Popeye Meets Sindbad was bundled with two other shorts, also inspired by the Arabian Nights, and released as “A Popeye Feature.” Ray Harryhausen would later acknowledge that the cartoon was a major inspiration for his 7th Voyage of Sinbad, which also features a dragon of its own, albeit again, a wingless one. As in 7th Voyage, the dragon is far from alone in the Popeye short. Sindbad’s island is also home to loads of other monsters, including a roc, an ettin, and more. It’s dragons we’re here to talk about, though…

Even though the short was combined into a feature, it doesn’t really count as a feature film. In fact, for a winged dragon to make its debut on American screens in a feature, we had to wait until 1959, when Disney introduced one of the screen’s most iconic dragons. The House of Mouse had already put animated dragons on screen before that, notably the eponymous character from the mixed live-action/animation oddity The Reluctant Dragon, in 1941. But in ’59, they gave us the dark fairy Maleficent in Sleeping Beauty, who took the shape of a massive black dragon who breathes green flame.

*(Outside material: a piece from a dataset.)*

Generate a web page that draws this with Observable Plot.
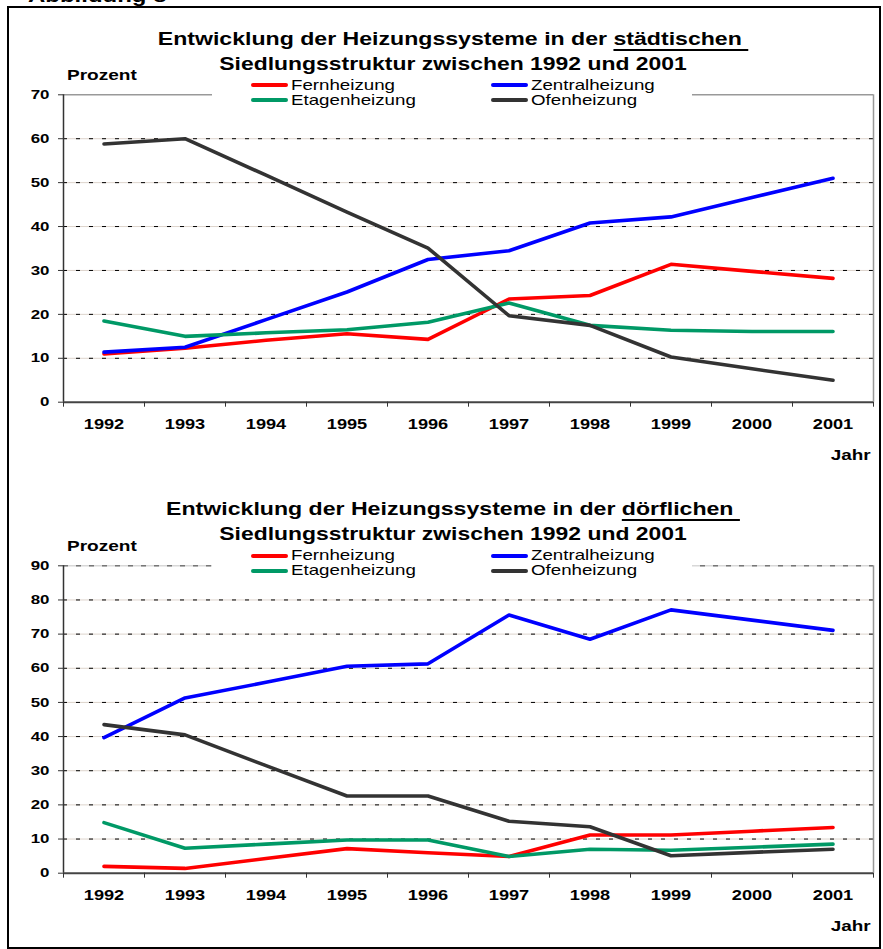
<!DOCTYPE html>
<html><head><meta charset="utf-8">
<script src="https://cdn.jsdelivr.net/npm/d3@7"></script>
<script src="https://cdn.jsdelivr.net/npm/@observablehq/plot@0.6"></script>
<style>
body{margin:0;background:#fff;overflow:hidden;}
#root{position:relative;width:883px;height:949px;overflow:hidden;font-family:"Liberation Sans",Arial,sans-serif;color:#000;}
.t{position:absolute;white-space:nowrap;line-height:1;}
.frame{position:absolute;left:7px;top:6px;width:874px;height:943px;border:2.5px solid #000;box-sizing:border-box;}
.legbox{position:absolute;background:#fff;}
.sw{position:absolute;height:4px;border-radius:2px;}
u{text-decoration-thickness:2px;text-underline-offset:4px;}
svg{position:absolute;left:0;}
</style></head><body><div id="root"></div>
<script>
// ---- data ----
const years = [1992, 1993, 1994, 1995, 1996, 1997, 1998, 1999, 2000, 2001];
const seriesNames = ["Fernheizung", "Zentralheizung", "Etagenheizung", "Ofenheizung"];

const stadtFern    = [11.0, 12.3, 14.1, 15.6, 14.3, 23.5, 24.3, 31.4, 29.8, 28.2];
const stadtZentral = [11.4, 12.5, 18.8, 25.1, 32.5, 34.5, 40.8, 42.2, 46.6, 51.0];
const stadtEtagen  = [18.5, 15.0, 15.8, 16.5, 18.2, 22.6, 17.5, 16.4, 16.1, 16.1];
const stadtOfen    = [58.8, 60.0, 51.7, 43.3, 35.1, 19.7, 17.5, 10.3, 7.6, 5.0];

const dorfFern     = [2.0, 1.4, 4.3, 7.2, 6.0, 4.9, 11.2, 11.2, 12.3, 13.4];
const dorfZentral  = [39.7, 51.3, 55.9, 60.6, 61.3, 75.6, 68.5, 77.1, 74.1, 71.1];
const dorfEtagen   = [14.8, 7.3, 8.5, 9.7, 9.7, 4.9, 7.0, 6.7, 7.6, 8.5];
const dorfOfen     = [43.5, 40.5, 31.5, 22.6, 22.6, 15.2, 13.6, 5.1, 6.1, 7.0];

const yTicksStadt = [0, 10, 20, 30, 40, 50, 60, 70];
const yTicksDorf  = [0, 10, 20, 30, 40, 50, 60, 70, 80, 90];

const titleLine1 = "Entwicklung der Heizungssysteme in der ";
const titleLine2 = "Siedlungsstruktur zwischen 1992 und 2001";
const titleWordStadt = "städtischen";
const titleWordDorf = "dörflichen";
const yLabel = "Prozent";
const xLabel = "Jahr";
const topCaption = "Abbildung 8";

// ---- styles ----
const colors = ["#ff0000", "#0000ff", "#009966", "#333333"];
const FONT = '"Liberation Sans", Arial, sans-serif';
const root = document.getElementById("root");

function addText(html, {x, baseline, size, weight = "normal", anchor = "start", sx = 1.3}) {
  const d = document.createElement("div");
  d.className = "t";
  d.innerHTML = html;
  d.style.fontSize = size + "px";
  d.style.fontWeight = weight;
  d.style.top = (baseline - 0.8465 * size) + "px";
  if (anchor === "start") {
    d.style.left = x + "px";
    d.style.transformOrigin = "left center";
    d.style.transform = `scaleX(${sx})`;
  } else if (anchor === "middle") {
    d.style.left = x + "px";
    d.style.transformOrigin = "50% 50%";
    d.style.transform = `translateX(-50%) scaleX(${sx})`;
  } else {
    d.style.right = (883 - x) + "px";
    d.style.transformOrigin = "right center";
    d.style.transform = `scaleX(${sx})`;
  }
  root.appendChild(d);
  return d;
}

function drawChart({top, values, yTicks, titleWord, dashedTop}) {
  const ymax = yTicks[yTicks.length - 1];
  const table = seriesNames.flatMap((s, i) =>
    years.map((yr, j) => ({series: s, year: yr, value: values[i][j]})));
  const bounds = years.map(y => y - 0.5).concat([years[years.length - 1] + 0.5]);
  const grid = yTicks.filter(t => t > 0 && t < ymax);

  const svg = Plot.plot({
    width: 883, height: 470,
    marginLeft: 63, marginRight: 10, marginTop: 94.3, marginBottom: 68.3,
    x: {domain: [bounds[0], bounds[bounds.length - 1]]},
    y: {domain: [0, ymax]},
    color: {domain: seriesNames, range: colors},
    style: {fontFamily: FONT, background: "transparent", overflow: "visible", color: "#000"},
    marks: [
      Plot.ruleY(grid, {stroke: "#ddd4cc", strokeWidth: 1}),
      Plot.ruleY(grid, {stroke: "#000", strokeWidth: 1, strokeDasharray: "4,9"}),
      dashedTop
        ? Plot.ruleY([ymax], {stroke: "#d8d8d8", strokeWidth: 1.5})
        : Plot.ruleY([ymax], {stroke: "#999", strokeWidth: 1.5}),
      dashedTop
        ? Plot.ruleY([ymax], {stroke: "#777", strokeWidth: 1.5, strokeDasharray: "5,8"})
        : null,
      Plot.ruleX([bounds[bounds.length - 1]], {stroke: "#999", strokeWidth: 1.5}),
      Plot.line(table, {x: "year", y: "value", z: "series", stroke: "series",
        strokeWidth: 3.6, strokeLinejoin: "round", strokeLinecap: "round"}),
      Plot.ruleX([bounds[0]], {stroke: "#333", strokeWidth: 1.5}),
      Plot.ruleY([0], {stroke: "#444", strokeWidth: 2}),
      Plot.axisY({ticks: yTicks, tickSize: 5, tickPadding: 9, label: null,
        tickFormat: d => String(d), stroke: "#333", fontSize: 13, fontWeight: "bold"}),
      Plot.axisX({ticks: bounds, tickSize: 5, label: null, tickFormat: () => "", stroke: "#333"}),
      Plot.axisX({ticks: years, tickSize: 0, tickPadding: 17, label: null,
        tickFormat: d => String(d), fontSize: 14, fontWeight: "bold"})
    ].filter(Boolean)
  });
  svg.style.top = top + "px";
  // horizontal stretch of tick labels, as in the source
  d3.select(svg).selectAll("text").each(function() {
    const x = parseFloat(this.getAttribute("x")) || 0;
    const y = parseFloat(this.getAttribute("y")) || 0;
    const t = this.getAttribute("transform") || "";
    this.setAttribute("transform", `${t} translate(${x},${y}) scale(1.3,1) translate(${-x},${-y})`);
    this.setAttribute("font-weight", "bold");
  });
  root.appendChild(svg);

  // titles
  addText(titleLine1 + "<u>" + titleWord + "&nbsp;</u>", {x: 453, baseline: top + 45.5, size: 17.5, weight: "bold", anchor: "middle", sx: 1.32});
  addText(titleLine2, {x: 453, baseline: top + 70.5, size: 17.5, weight: "bold", anchor: "middle", sx: 1.31});
  addText(yLabel, {x: 67, baseline: top + 80, size: 14, weight: "bold", sx: 1.36});
  addText(xLabel, {x: 871, baseline: top + 460, size: 14, weight: "bold", anchor: "end", sx: 1.35});

  // legend
  const lb = document.createElement("div");
  lb.className = "legbox";
  Object.assign(lb.style, {left: "212px", top: (top + 76) + "px", width: "480px", height: "34px"});
  root.appendChild(lb);
  const legPos = [[250.7, 290.5, 85], [490.7, 530.5, 85], [250.7, 290.5, 100], [490.7, 530.5, 100]];
  seriesNames.forEach((s, i) => {
    const [sx0, tx, cy] = legPos[i];
    const sw = document.createElement("div");
    sw.className = "sw";
    Object.assign(sw.style, {left: sx0 + "px", width: "37px", top: (top + cy - 2) + "px", background: colors[i]});
    root.appendChild(sw);
    addText(s, {x: tx, baseline: top + cy + 5.2, size: 14.5, sx: 1.29});
  });
}

// clipped caption above the frame
addText(topCaption, {x: 28, baseline: 3, size: 17.5, weight: "bold", sx: 1.37});

drawChart({top: 0, values: [stadtFern, stadtZentral, stadtEtagen, stadtOfen], yTicks: yTicksStadt, titleWord: titleWordStadt, dashedTop: false});
drawChart({top: 470.5, values: [dorfFern, dorfZentral, dorfEtagen, dorfOfen], yTicks: yTicksDorf, titleWord: titleWordDorf, dashedTop: true});

const fr = document.createElement("div");
fr.className = "frame";
root.appendChild(fr);
</script></body></html>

Maleficent wasn’t actually the first winged dragon to hit screens, though. The Russians had beaten America to that punch, with the three-headed Gorynych, who showed up onscreen for the first time (that I know of) in Ilya Muromets in 1956. That flick made its way stateside as The Sword and the Dragon in 1963, where it was eventually skewered by the crew of the Satellite of Love on Mystery Science Theater 3000.

Since then, dragons on screen have increased in frequency as the years have rolled on and these days they’re relatively commonplace, by comparison. Early on, though, dragons on film were as rare as they often are in the earliest stories about them – beasts both singular and strange, representing humanity’s desire to subdue a chaotic world. Which, in this case, takes the form of creating elaborate special effects to represent big, magical lizards.